Now, the fact that the text of the Zohar was not written until the late thirteenth century does not itself mean that some of its ideas are not derived from earlier traditions. The consensus among scholars today is that Moses de Leon, sometimes called the “author” of the Zohar, could not possibly have written the entire text himself. More likely, the Zohar text is a compendium, possibly of actual conversations from de Leon and his circle that were then put into the mouths of Talmudic sages. Certainly, some oral traditions exist for hundreds of years before being committed to writing, so it is possible that some stretch back even to the Talmudic period. On the surface, this is not too far from the traditionalist account that Rabbi Moses de Leon merely “published” the Zohar.
I wonder, though, why it is so important for some people to believe that the historical Shimon bar Yochai and the legendary one have to be the same person. I remember visiting the historical Elsinore, in Denmark, a ruin of a castle where Hamlet never lived, and where the events of Shakespeare’s Hamlet never happened. What does it matter? Is Hamlet less of a masterpiece, less potentially life-changing, because Shakespeare chose a historical setting for his play, rather than a contemporary (16th Century) one?
To paraphrase Arthur Green in his Guide to the Zohar, the composers of the Zohar were visionaries strolling among the hills of southern Spain, imagining themselves in the mystical footsteps of legendary rabbis in the hills of the Galilee, and entering the Orchard of the Divine garden.
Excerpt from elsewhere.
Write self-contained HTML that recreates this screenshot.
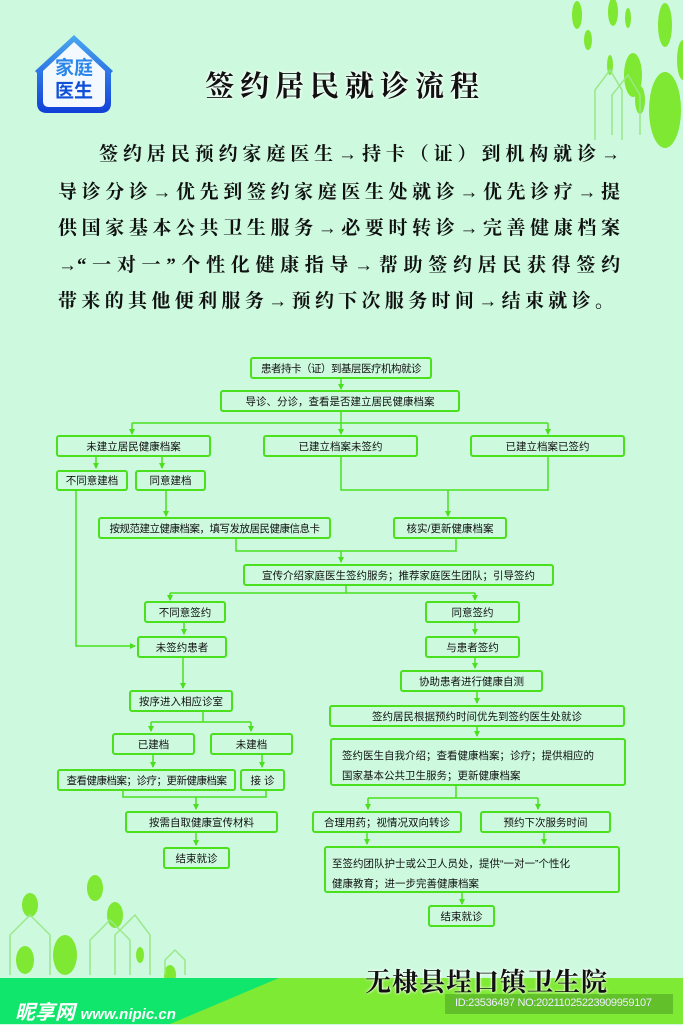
<!DOCTYPE html>
<html><head><meta charset="utf-8">
<style>
html,body{margin:0;padding:0}
body{width:683px;height:1024px;position:relative;overflow:hidden;background:#cdfade;font-family:"Liberation Sans","Noto Sans CJK SC",sans-serif}
.b{position:absolute;border:2px solid #4ae01e;border-radius:3px;box-sizing:border-box;display:flex;align-items:center;justify-content:center;font-size:10.5px;color:#111;white-space:nowrap;overflow:hidden}
.p{position:absolute;left:58px;width:562px;font-size:19px;font-weight:bold;color:#111;text-align:justify;text-align-last:justify;line-height:24px;font-family:"Liberation Serif","Noto Serif CJK SC",serif}
.t2{display:block;justify-content:flex-start;padding:6px 0 0 12px;line-height:20px;white-space:normal}
.s{letter-spacing:-0.5px}
</style></head><body>
<svg width="683" height="1024" style="position:absolute;left:0;top:0">
<defs><marker id="a" markerWidth="6" markerHeight="6" refX="5" refY="3" orient="auto" markerUnits="userSpaceOnUse"><path d="M0,0 L6,3 L0,6z" fill="#4ae01e"/></marker>
<linearGradient id="g" x1="0" y1="0" x2="0" y2="1"><stop offset="0" stop-color="#4aa8f0"/><stop offset="1" stop-color="#1040d8"/></linearGradient></defs>
<g fill="#7ee832">
<ellipse cx="577" cy="15" rx="5" ry="14"/><ellipse cx="613" cy="12" rx="5" ry="14"/><ellipse cx="628" cy="18" rx="3" ry="10"/><ellipse cx="665" cy="25" rx="7" ry="22"/>
<ellipse cx="588" cy="40" rx="4" ry="10"/><ellipse cx="633" cy="75" rx="9" ry="22"/><ellipse cx="610" cy="65" rx="3" ry="10"/>
<ellipse cx="665" cy="110" rx="16" ry="38"/><ellipse cx="640" cy="100" rx="5" ry="14"/><ellipse cx="683" cy="60" rx="6" ry="20"/>
<ellipse cx="30" cy="905" rx="8" ry="12"/><ellipse cx="95" cy="888" rx="8" ry="13"/><ellipse cx="115" cy="915" rx="8" ry="13"/><ellipse cx="65" cy="955" rx="12" ry="20"/><ellipse cx="25" cy="960" rx="9" ry="14"/><ellipse cx="170" cy="975" rx="6" ry="10"/><ellipse cx="140" cy="955" rx="4" ry="8"/>
</g>
<g fill="none" stroke="#9ae88a" stroke-width="1.5">
<path d="M595,140 V90 L610,70 L622,90 V140"/><path d="M612,135 V95 L628,75 L640,95 V135"/>
<path d="M10,975 V935 L30,915 L50,935 V975"/><path d="M90,975 V940 L110,920 L130,940 V975"/><path d="M115,975 V935 L135,915 L150,935 V975"/><path d="M165,975 V960 L175,950 L185,960 V975"/>
</g>
<polygon points="0,978 683,978 683,1024 0,1024" fill="#7fea33"/>
<polygon points="0,978 279,978 170,1024 0,1024" fill="#10e66c"/>
<rect x="445" y="994" width="228" height="20" fill="#62c12a"/>
<g stroke="#4ae01e" stroke-width="1.5" fill="none">
<path d="M341,378V389" marker-end="url(#a)"/>
<path d="M341,412V423M132,423H548"/>
<path d="M132,423V434" marker-end="url(#a)"/><path d="M341,423V434" marker-end="url(#a)"/><path d="M548,423V434" marker-end="url(#a)"/>
<path d="M96,457V468" marker-end="url(#a)"/><path d="M162,457V468" marker-end="url(#a)"/>
<path d="M76,491V646H135" marker-end="url(#a)"/>
<path d="M166,491V516" marker-end="url(#a)"/>
<path d="M341,457V490H548V457"/><path d="M448,490V516" marker-end="url(#a)"/>
<path d="M236,539V551H456V539"/><path d="M341,551V562" marker-end="url(#a)"/>
<path d="M346,585V593M170,593H475"/>
<path d="M170,593V600" marker-end="url(#a)"/><path d="M475,593V600" marker-end="url(#a)"/>
<path d="M184,623V634" marker-end="url(#a)"/><path d="M475,623V634" marker-end="url(#a)"/>
<path d="M183,657V688" marker-end="url(#a)"/>
<path d="M475,657V668" marker-end="url(#a)"/><path d="M477,691V703" marker-end="url(#a)"/><path d="M477,726V736" marker-end="url(#a)"/>
<path d="M203,711V722M151,722H251"/><path d="M151,722V731" marker-end="url(#a)"/><path d="M251,722V731" marker-end="url(#a)"/>
<path d="M153,754V767" marker-end="url(#a)"/><path d="M262,754V767" marker-end="url(#a)"/>
<path d="M123,790V797H266V790"/><path d="M196,797V809" marker-end="url(#a)"/>
<path d="M196,832V845" marker-end="url(#a)"/>
<path d="M456,786V798M368,798H538"/><path d="M368,798V809" marker-end="url(#a)"/><path d="M538,798V809" marker-end="url(#a)"/>
<path d="M367,832V844" marker-end="url(#a)"/><path d="M544,832V844" marker-end="url(#a)"/>
<path d="M462,893V904" marker-end="url(#a)"/>
</g>
</svg>

<div style="position:absolute;left:33px;top:33px;width:82px;height:82px">
<svg width="82" height="82"><path d="M41,2 L80,38 L78,40 V70 Q78,80 68,80 H14 Q4,80 4,70 V40 L2,38 Z" fill="url(#g)"/><path d="M41,9 L72,38 V68 Q72,74 66,74 H16 Q10,74 10,68 V38 Z" fill="#f4f8ff"/></svg>
<div style="position:absolute;left:0;top:24px;width:82px;text-align:center;font-size:19px;font-weight:bold;color:#2a86e8;line-height:23px">家庭<br><span style="color:#1050d8">医生</span></div>
</div>
<div style="position:absolute;left:205px;top:64px;font-size:29px;font-weight:bold;letter-spacing:6px;font-family:'Liberation Serif','Noto Serif CJK SC',serif;color:#111;text-shadow:0 0 3px #fff,0 0 3px #fff">签约居民就诊流程</div>

<div class="p" style="top:143px;left:99px;width:521px">签约居民预约家庭医生→持卡（证）到机构就诊→</div>
<div class="p" style="top:181px">导诊分诊→优先到签约家庭医生处就诊→优先诊疗→提</div>
<div class="p" style="top:217px">供国家基本公共卫生服务→必要时转诊→完善健康档案</div>
<div class="p" style="top:254px">→“一对一”个性化健康指导→帮助签约居民获得签约</div>
<div class="p" style="top:290px;width:556px">带来的其他便利服务→预约下次服务时间→结束就诊。</div>

<div class="b s" style="left:250px;top:357px;width:182px;height:22px">患者持卡（证）到基层医疗机构就诊</div>
<div class="b" style="left:220px;top:390px;width:240px;height:22px">导诊、分诊，查看是否建立居民健康档案</div>
<div class="b" style="left:56px;top:435px;width:155px;height:22px">未建立居民健康档案</div>
<div class="b" style="left:263px;top:435px;width:155px;height:22px">已建立档案未签约</div>
<div class="b" style="left:470px;top:435px;width:155px;height:22px">已建立档案已签约</div>
<div class="b" style="left:56px;top:470px;width:72px;height:21px">不同意建档</div>
<div class="b" style="left:135px;top:470px;width:71px;height:21px">同意建档</div>
<div class="b s" style="left:98px;top:517px;width:233px;height:22px">按规范建立健康档案，填写发放居民健康信息卡</div>
<div class="b" style="left:393px;top:517px;width:114px;height:22px">核实/更新健康档案</div>
<div class="b" style="left:243px;top:564px;width:311px;height:22px">宣传介绍家庭医生签约服务；推荐家庭医生团队；引导签约</div>
<div class="b" style="left:144px;top:601px;width:82px;height:22px">不同意签约</div>
<div class="b" style="left:425px;top:601px;width:95px;height:22px">同意签约</div>
<div class="b" style="left:137px;top:636px;width:90px;height:22px">未签约患者</div>
<div class="b" style="left:425px;top:636px;width:95px;height:22px">与患者签约</div>
<div class="b" style="left:400px;top:670px;width:143px;height:22px">协助患者进行健康自测</div>
<div class="b" style="left:129px;top:690px;width:104px;height:22px">按序进入相应诊室</div>
<div class="b" style="left:329px;top:705px;width:296px;height:22px">签约居民根据预约时间优先到签约医生处就诊</div>
<div class="b" style="left:112px;top:733px;width:83px;height:22px">已建档</div>
<div class="b" style="left:210px;top:733px;width:83px;height:22px">未建档</div>
<div class="b t2" style="left:330px;top:738px;width:296px;height:48px;padding-left:10px">签约医生自我介绍；查看健康档案；诊疗；提供相应的<br>国家基本公共卫生服务；更新健康档案</div>
<div class="b s" style="left:57px;top:769px;width:179px;height:22px">查看健康档案；诊疗；更新健康档案</div>
<div class="b" style="left:240px;top:769px;width:45px;height:22px">接 诊</div>
<div class="b" style="left:125px;top:811px;width:153px;height:22px">按需自取健康宣传材料</div>
<div class="b" style="left:312px;top:811px;width:150px;height:22px">合理用药；视情况双向转诊</div>
<div class="b" style="left:480px;top:811px;width:131px;height:22px">预约下次服务时间</div>
<div class="b" style="left:163px;top:847px;width:67px;height:22px">结束就诊</div>
<div class="b t2" style="left:324px;top:846px;width:296px;height:47px;padding-left:6px">至签约团队护士或公卫人员处，提供“一对一”个性化<br>健康教育；进一步完善健康档案</div>
<div class="b" style="left:428px;top:905px;width:67px;height:22px">结束就诊</div>

<div style="position:absolute;left:365px;top:962px;font-size:26px;font-weight:bold;letter-spacing:1px;font-family:'Liberation Serif','Noto Serif CJK SC',serif;color:#111;text-shadow:0 0 3px #fff,0 0 2px #fff">无棣县埕口镇卫生院</div>
<div style="position:absolute;left:455px;top:997px;font-size:11px;color:#eef;letter-spacing:-0.3px">ID:23536497 NO:20211025223909959107</div>
<div style="position:absolute;left:15px;top:996px;font-size:20px;font-weight:bold;font-style:italic;color:#fff">昵享网 <span style="font-size:15px">www.nipic.cn</span></div>
</body></html>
I have danced at Bar Yochai’s tomb on Lag B’Omer, more than once, and the fact that Bar Yochai never wrote the Zohar — and is almost certainly not buried in the structure known as “Bar Yochai’s tomb” — seems much less important than the enthusiasm, concentration, and energy of thousands of revelers ecstatically dancing through the night. I love re-creating the verbal sparring, one-upsmanship, and spontaneity that I see in the conversations of the Zohar, and I love imagining myself taking the role of a rabbi who lived a thousand years ago. I think Moses de Leon loved the same things, and the Shimon bar Yochai he co-created is far more vivid than the trail of history suggests.